Each year, a large area in the Gulf of Mexico close to some shores becomes so deprived of oxygen that it makes it hard for certain types of sea life to exist. This area has become known as the “dead zone.”
Nancy Rabalais, a professor at Louisiana State University, has been studying the zone for decades and was the principal investigator on a 2021 research mission aimed at surveying it.
“We’ve been doing this since 1985, and we have a 35-year record of these cruises,” Rabalais said. “There were only two years in which we did not complete the full mapping.”
Rabalais said the mission included a ship that sailed along a series of stations that stretch from the mouth of the Mississippi River to Texas.
“We work 24 hours a day,” Rabalais said. “We have two shifts that work 12 hours, and we go station to station, with our instruments and water collectors and determine the bottom oxygen and basically map the area.”
The technical name for this so-called “dead zone” is hypoxia. According to Rabalais, a zone is considered hypoxic if oxygen levels drop below 2 milligrams per liter. At those levels, it’s hard for most sea life to survive.
“That’s our definition, and it’s used by many other people around the world,” Rabalais said.
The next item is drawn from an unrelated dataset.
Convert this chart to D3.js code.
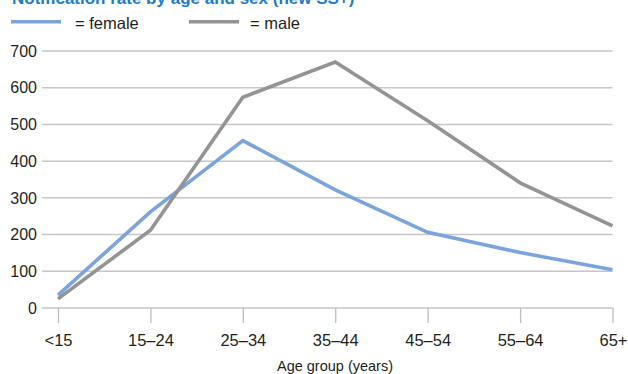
<!DOCTYPE html>
<html><head><meta charset="utf-8">
<script src="https://cdn.jsdelivr.net/npm/d3@7"></script>
<style>body{margin:0;background:#fff}svg{display:block}</style>
</head><body>
<script>
const categories = ["<15","15–24","25–34","35–44","45–54","55–64","65+"];
const female = [35, 262, 456, 322, 206, 151, 104];
const male = [25, 212, 574, 670, 510, 341, 224];
const yTicks = [0,100,200,300,400,500,600,700];
const seriesNames = ["female","male"];
const title = "Notification rate by age and sex (new SS+)";
const xTitle = "Age group (years)";

const W = 628, H = 374;
const font = "'Liberation Sans', Arial, sans-serif";
const colors = {female:"#7ba3dc", male:"#949494"};
const svg = d3.select("body").append("svg").attr("width",W).attr("height",H);

const x = d3.scalePoint().domain(categories).range([58, 612.5]);
const y = d3.scaleLinear().domain([0,700]).range([308, 51]);
const left = 42, right = 612.5;

// title (partly cut off at top, as in the source)
svg.append("text").attr("x",12).attr("y",4).attr("font-family",font)
  .attr("font-weight","bold").attr("font-size",17).attr("fill","#1f7bc6").text(title);

// legend
const legX = [{l:11,t:75},{l:189,t:250}];
seriesNames.forEach((s,i)=>{
  svg.append("line").attr("x1",legX[i].l).attr("x2",legX[i].l+50).attr("y1",21.7).attr("y2",21.7)
    .attr("stroke",colors[s]).attr("stroke-width",3.5);
  svg.append("text").attr("x",legX[i].t).attr("y",29).attr("font-family",font).attr("font-size",16.5)
    .attr("fill","#231f20").text("= "+s);
});

// gridlines
svg.append("g").selectAll("line").data(yTicks).join("line")
  .attr("x1",left).attr("x2",right).attr("y1",d=>y(d)).attr("y2",d=>y(d))
  .attr("stroke","#c6c6c6").attr("stroke-width",1.5);

// y labels
svg.append("g").selectAll("text").data(yTicks).join("text")
  .attr("x",37).attr("y",d=>y(d)).attr("dy","0.36em").attr("text-anchor","end")
  .attr("font-family",font).attr("font-size",16).attr("fill","#231f20").text(d=>d);

// x axis
const xAxis = d3.axisBottom(x).tickSize(15).tickPadding(11).tickSizeOuter(0);
const gx = svg.append("g").attr("transform",`translate(0,${y(0)})`).call(xAxis);
gx.select(".domain").remove();
gx.selectAll(".tick line").attr("stroke","#bdbdbd").attr("stroke-width",1.3);
gx.selectAll(".tick text").attr("font-family",font).attr("font-size",16.5).attr("fill","#231f20");
gx.selectAll(".tick text").filter((d,i)=> i===categories.length-1)
  .attr("text-anchor","end").attr("dx",14.5);

svg.append("text").attr("x",335).attr("y",371).attr("text-anchor","middle").attr("font-family",font)
  .attr("font-size",14.5).attr("fill","#231f20").text(xTitle);

// lines
const line = d3.line().x((d,i)=>x(categories[i])).y(d=>y(d));
[["female",female],["male",male]].forEach(([s,vals])=>{
  svg.append("path").datum(vals).attr("d",line).attr("fill","none")
    .attr("stroke",colors[s]).attr("stroke-width",3.6).attr("stroke-linejoin","miter");
});
</script>
</body></html>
Rabalais said some of these oxygen-minimum zones are naturally occurring phenomena, but it’s the human-caused ones near coastlines that are of particular interest to scientists since they have such a large impact on marine life.
Rabalais said the hypoxia area in the Gulf of Mexico has become known as a “dead zone” by trawlers, boats that use nets to drag the seafloor because they don’t catch anything. That’s because the low-oxygen environment is generally limited to the lower depths. Things that live closer to the surface aren’t usually affected by the hypoxic area.
“The word ‘dead zone’ is not completely accurate because fish can live in the upper water column, and there are bacteria that just thrive in low oxygen environments,” Rabalais said.
Rabalais also said that some species will swim away from the area when oxygen levels begin to drop, but others can’t leave, which spells trouble for them.
“There are other organisms – burrowing crabs, eels, snails, clams, worms – that live in the sediments that cannot swim out of the way, and those organisms will die off or become less numerous if the oxygen stays low long enough,” Rabalais said.
According to Rabalais, coastal areas with high freshwater input are particularly susceptible to hypoxia because of all the runoff from farms and cities that finds its way into rivers that then empty into the ocean.
According to the National Oceanic and Atmospheric Administration, that water contains high levels of nitrogen and phosphorus, which promotes algae growth where it empties into the ocean. As the algae die, they sink to the ocean floor, where oxygen-consuming bacteria break it down. These bacteria suck up much of the available oxygen and prevent other organisms from using it.
“The U.S. Geological Survey has done a study of the sources of nitrogen and phosphorus that go into the Mississippi River streams in the main river,” Rabalais said. “So, they find that most of the nitrogen comes from agricultural activities, 70% row crops and other crops. Some of it comes from pastureland. About 10% comes from cities, and a small portion comes from atmospheric deposition, from the burning of fossil fuel and also the volatilization of animal manure and fertilizer.”
Rabalais said cities likely generate more phosphorous than the land because the runoff from cities contains human wastewater.
According to Rabalais, the Gulf of Mexico “dead zone” begins to ramp up in April and sticks around through October. It normally peaks in July.
The hypoxia zone in the Gulf of Mexico is the second-largest human-caused low-oxygen zone in the world, according to Rabalais. The largest such area is in the Baltic Sea.
In 2021, Rabalais’ research team found the Gulf of Mexico “dead zone” covered 6,334 square miles of coastal waters from the Mississippi River to west of Galveston Bay, in Texas. That was larger than the 5-year average of 5,380 square miles and much larger than the 4,880 square miles that were forecast by the National Oceanic and Atmospheric Administration to be hypoxic this year.
“I went looking around, and the combined areas of Lake Ontario and Lake Erie, if you can imagine that, that’s the size of the low-oxygen area this summer,” Rabalais said.
This particular hypoxia zone has been around since at least the 1960s or early 1970s, according to Rabalais.
“We don’t have data that go back that far, but we do look for indicators of low oxygen or high phytoplankton productivity in sediment cores, and you can see the change over time, and it’s gotten worse,” Rabalais said.
The Hypoxia Task Force, a consortium of agencies from states that sit along the Mississippi River and federal agencies, is working to develop strategies to control nitrogen and phosphorous levels throughout the river’s watershed. The group has also set a goal of reducing the hypoxia zone to just under 2,000 square miles by 2035.
NOAA is also working to create the Runoff Risk Forecast. Its goal is to reduce the amount of fertilizer in the runoff by giving farmers better information about when it’s the best time to fertilize their crops, allowing it to stay in the fields instead of being washed away.